Recorded data:

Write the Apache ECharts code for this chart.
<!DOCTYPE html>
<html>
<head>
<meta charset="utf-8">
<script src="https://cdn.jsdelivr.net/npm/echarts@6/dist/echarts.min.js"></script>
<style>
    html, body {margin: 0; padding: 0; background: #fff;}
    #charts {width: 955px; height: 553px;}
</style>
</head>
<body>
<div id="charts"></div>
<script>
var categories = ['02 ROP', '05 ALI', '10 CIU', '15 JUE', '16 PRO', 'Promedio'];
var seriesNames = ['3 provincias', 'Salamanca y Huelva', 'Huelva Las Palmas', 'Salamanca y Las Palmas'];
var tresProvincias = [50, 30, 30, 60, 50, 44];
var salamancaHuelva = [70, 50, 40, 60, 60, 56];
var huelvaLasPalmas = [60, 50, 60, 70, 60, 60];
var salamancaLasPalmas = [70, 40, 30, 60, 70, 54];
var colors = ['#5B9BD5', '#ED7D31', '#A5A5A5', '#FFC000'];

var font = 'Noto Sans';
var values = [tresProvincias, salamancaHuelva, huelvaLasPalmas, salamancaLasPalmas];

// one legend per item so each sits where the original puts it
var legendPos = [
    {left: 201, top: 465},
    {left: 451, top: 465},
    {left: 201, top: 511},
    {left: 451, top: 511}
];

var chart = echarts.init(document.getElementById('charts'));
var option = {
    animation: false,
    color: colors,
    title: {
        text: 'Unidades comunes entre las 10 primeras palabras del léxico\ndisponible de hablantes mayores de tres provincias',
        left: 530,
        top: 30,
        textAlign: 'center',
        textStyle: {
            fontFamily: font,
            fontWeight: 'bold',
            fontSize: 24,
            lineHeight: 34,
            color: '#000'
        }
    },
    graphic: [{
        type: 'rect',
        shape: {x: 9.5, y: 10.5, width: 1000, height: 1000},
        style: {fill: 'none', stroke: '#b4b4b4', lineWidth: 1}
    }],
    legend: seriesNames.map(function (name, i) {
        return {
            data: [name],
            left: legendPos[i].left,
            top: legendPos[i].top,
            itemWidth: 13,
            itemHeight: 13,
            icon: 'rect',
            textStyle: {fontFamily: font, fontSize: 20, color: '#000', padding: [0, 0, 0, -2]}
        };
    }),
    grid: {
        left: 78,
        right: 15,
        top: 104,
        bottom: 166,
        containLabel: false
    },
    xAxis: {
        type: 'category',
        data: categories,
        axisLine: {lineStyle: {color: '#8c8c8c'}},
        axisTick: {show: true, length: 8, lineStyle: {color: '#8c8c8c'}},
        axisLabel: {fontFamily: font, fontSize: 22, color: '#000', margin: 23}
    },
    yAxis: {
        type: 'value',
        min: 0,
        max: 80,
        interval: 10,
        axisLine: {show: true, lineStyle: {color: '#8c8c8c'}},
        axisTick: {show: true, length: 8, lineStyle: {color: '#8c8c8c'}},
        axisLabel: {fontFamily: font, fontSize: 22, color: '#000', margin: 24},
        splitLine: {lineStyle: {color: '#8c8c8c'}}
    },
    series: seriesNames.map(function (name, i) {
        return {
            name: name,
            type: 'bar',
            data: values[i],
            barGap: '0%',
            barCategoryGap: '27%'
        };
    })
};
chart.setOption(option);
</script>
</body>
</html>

Written instruction: Emit the full listing verbatim.

Result of the exercise:
Write the Apache ECharts code for this chart.
<!DOCTYPE html>
<html>
<head>
<meta charset="utf-8">
<script src="https://cdn.jsdelivr.net/npm/echarts@6/dist/echarts.min.js"></script>
<style>
    html, body {margin: 0; padding: 0; background: #fff;}
    #charts {width: 955px; height: 553px;}
</style>
</head>
<body>
<div id="charts"></div>
<script>
var categories = ['02 ROP', '05 ALI', '10 CIU', '15 JUE', '16 PRO', 'Promedio'];
var seriesNames = ['3 provincias', 'Salamanca y Huelva', 'Huelva Las Palmas', 'Salamanca y Las Palmas'];
var tresProvincias = [50, 30, 30, 60, 50, 44];
var salamancaHuelva = [70, 50, 40, 60, 60, 56];
var huelvaLasPalmas = [60, 50, 60, 70, 60, 60];
var salamancaLasPalmas = [70, 40, 30, 60, 70, 54];
var colors = ['#5B9BD5', '#ED7D31', '#A5A5A5', '#FFC000'];

var font = 'Noto Sans';
var values = [tresProvincias, salamancaHuelva, huelvaLasPalmas, salamancaLasPalmas];

// one legend per item so each sits where the original puts it
var legendPos = [
    {left: 201, top: 465},
    {left: 451, top: 465},
    {left: 201, top: 511},
    {left: 451, top: 511}
];

var chart = echarts.init(document.getElementById('charts'));
var option = {
    animation: false,
    color: colors,
    title: {
        text: 'Unidades comunes entre las 10 primeras palabras del léxico\ndisponible de hablantes mayores de tres provincias',
        left: 530,
        top: 30,
        textAlign: 'center',
        textStyle: {
            fontFamily: font,
            fontWeight: 'bold',
            fontSize: 24,
            lineHeight: 34,
            color: '#000'
        }
    },
    graphic: [{
        type: 'rect',
        shape: {x: 9.5, y: 10.5, width: 1000, height: 1000},
        style: {fill: 'none', stroke: '#b4b4b4', lineWidth: 1}
    }],
    legend: seriesNames.map(function (name, i) {
        return {
            data: [name],
            left: legendPos[i].left,
            top: legendPos[i].top,
            itemWidth: 13,
            itemHeight: 13,
            icon: 'rect',
            textStyle: {fontFamily: font, fontSize: 20, color: '#000', padding: [0, 0, 0, -2]}
        };
    }),
    grid: {
        left: 78,
        right: 15,
        top: 104,
        bottom: 166,
        containLabel: false
    },
    xAxis: {
        type: 'category',
        data: categories,
        axisLine: {lineStyle: {color: '#8c8c8c'}},
        axisTick: {show: true, length: 8, lineStyle: {color: '#8c8c8c'}},
        axisLabel: {fontFamily: font, fontSize: 22, color: '#000', margin: 23}
    },
    yAxis: {
        type: 'value',
        min: 0,
        max: 80,
        interval: 10,
        axisLine: {show: true, lineStyle: {color: '#8c8c8c'}},
        axisTick: {show: true, length: 8, lineStyle: {color: '#8c8c8c'}},
        axisLabel: {fontFamily: font, fontSize: 22, color: '#000', margin: 24},
        splitLine: {lineStyle: {color: '#8c8c8c'}}
    },
    series: seriesNames.map(function (name, i) {
        return {
            name: name,
            type: 'bar',
            data: values[i],
            barGap: '0%',
            barCategoryGap: '27%'
        };
    })
};
chart.setOption(option);
</script>
</body>
</html>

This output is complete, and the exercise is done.